Barcelona vista desde allí es algo coherente, hermoso. Una fusión mediterránea. Así es su espíritu.

Un cosmo de bares
Para los afectos a bares y café, como yo, Barcelona es inagotable. La variedad resulta infinita. Se repiten los baretos de barrio. Pequeños, estrechos, con una tele enorme. Poco interesantes por la estética, pero fascinantes por la parroquia. Clientela fiel, sentimental, que pasa media vida apoyada en la barra. Luego encuentras los bares de diseño. Futuristas, minimalistas. El Eixample está lleno. Allí te entra como una especie de euforia artística. Como si formases parte del decorado.
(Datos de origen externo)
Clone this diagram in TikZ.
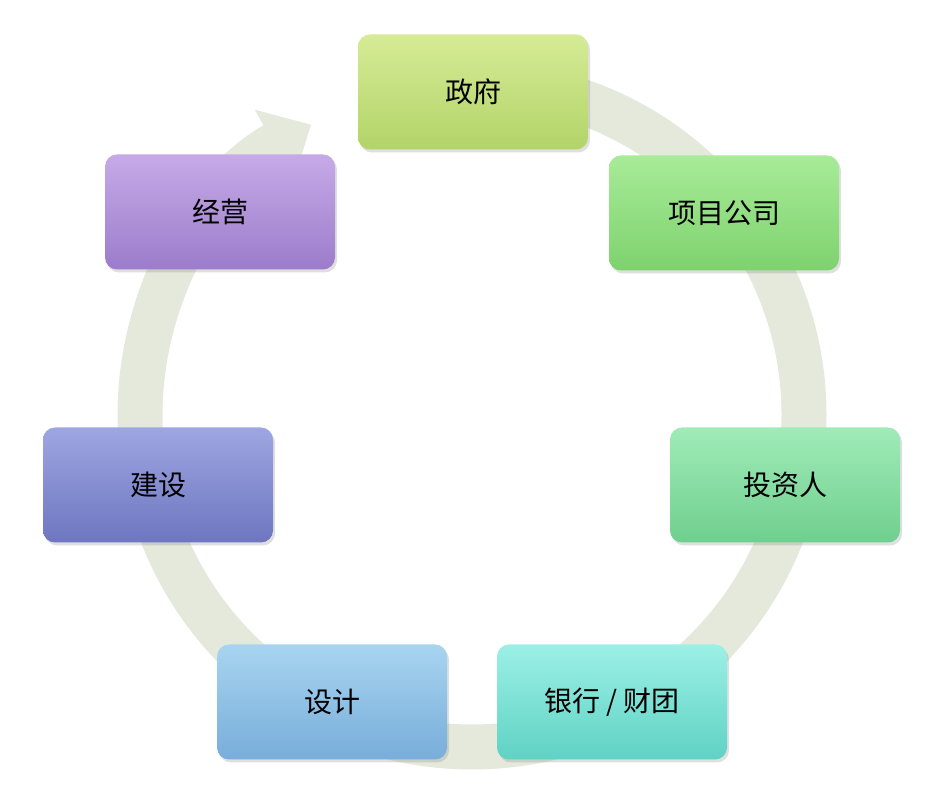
\documentclass[tikz,border=0pt]{standalone}
\usepackage{fontspec}
\newfontfamily\cjk{Noto Sans CJK SC}
\usetikzlibrary{arrows.meta,shadows}
\definecolor{ringc}{HTML}{E4E9DC}
\definecolor{a1}{HTML}{D6EB96}\definecolor{a2}{HTML}{B2D468}
\definecolor{b1}{HTML}{A8EB98}\definecolor{b2}{HTML}{7ED26E}
\definecolor{c1}{HTML}{A0EBB8}\definecolor{c2}{HTML}{6FCF8E}
\definecolor{d1}{HTML}{9CF0E6}\definecolor{d2}{HTML}{5FD2C4}
\definecolor{e1}{HTML}{A8D4F0}\definecolor{e2}{HTML}{78AEDA}
\definecolor{f1}{HTML}{9EA6E2}\definecolor{f2}{HTML}{6E76C0}
\definecolor{g1}{HTML}{C6AAE8}\definecolor{g2}{HTML}{9C7CCB}
\tikzset{
  box/.style={rounded corners=12pt, minimum width=230pt, minimum height=115pt,
    font=\cjk\fontsize{28}{30}\selectfont, text=black, inner sep=0pt,
    drop shadow={shadow xshift=2pt,shadow yshift=-3pt,opacity=0.25}},
  bx/.style 2 args={box, top color=#1, bottom color=#2, draw=none}
}
\begin{document}
\begin{tikzpicture}[x=1pt,y=1pt]
\useasboundingbox (0,0) rectangle (942,792);
\fill[white] (0,0) rectangle (942,792);
\coordinate (c) at (472,377);
\draw[ringc, line width=45pt, -{Triangle[length=42pt,width=78pt]}]
  ([shift={(90:332)}]c) arc[start angle=90, end angle=-241, radius=332];
\node[bx={a1}{a2}] (gov) at (473,700) {政府};
\node[bx={b1}{b2}] (proj) at (724,579) {项目公司};
\node[bx={c1}{c2}] (inv) at (785,307) {投资人};
\node[bx={d1}{d2}] (bank) at (612,90) {银行 / 财团};
\node[bx={e1}{e2}] (des) at (332,90) {设计};
\node[bx={f1}{f2}] (build) at (158,307) {建设};
\node[bx={g1}{g2}] (op) at (220,580) {经营};
\end{tikzpicture}
\end{document}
En el Raval y la Ribera, los bares pueden ser muy canallas. Con alguien tocando al fondo, luces macilentas, olor a cerveza y una atmósfera peliculera. En Gràcia hay bares casi museísticos. Que varían según las modas. Bares de gin-tonic, nombre ingenioso y barba bien recortada. Es imposible acabarse los bares de Barcelona. Pero como hay que quedarse al menos con uno, escogería el Velódromo de la calle Muntaner. Un gran café de toda la vida, muy bien rehabilitado.
 

La mirada del románico
El arquitecto Josep Puig i Cadafalch creía que el románico es el estilo que mejor define el alma catalana. Adaptó los cánones romanos, impregnándolos del espíritu cristiano. Con una eficacia de formas y una ingenuidad que tantos siglos después resulta extrañamente “moderna”. Desde muy joven he visitado el fondo románico del actual Museu Nacional d’Art de Catalunya, en el palacio de Montjuïc. La elegancia del maestro de Boí, con sus figuras estilizadas, sus colores vivos, su Pantocrátor, te llega al alma. Y en el mismo recinto se pueden disfrutar colecciones de gótico y arte moderno. Para disfrutar la interacción entre arte y paisaje urbano: Pedralbes. Ese rincón poco conocido de Barcelona parece fuera del tiempo. Su nombre viene de los campos medievales: “Piedras Blancas”. Y sigue conservando un hálito antiguo. También hasta aquí te lleva el autobús.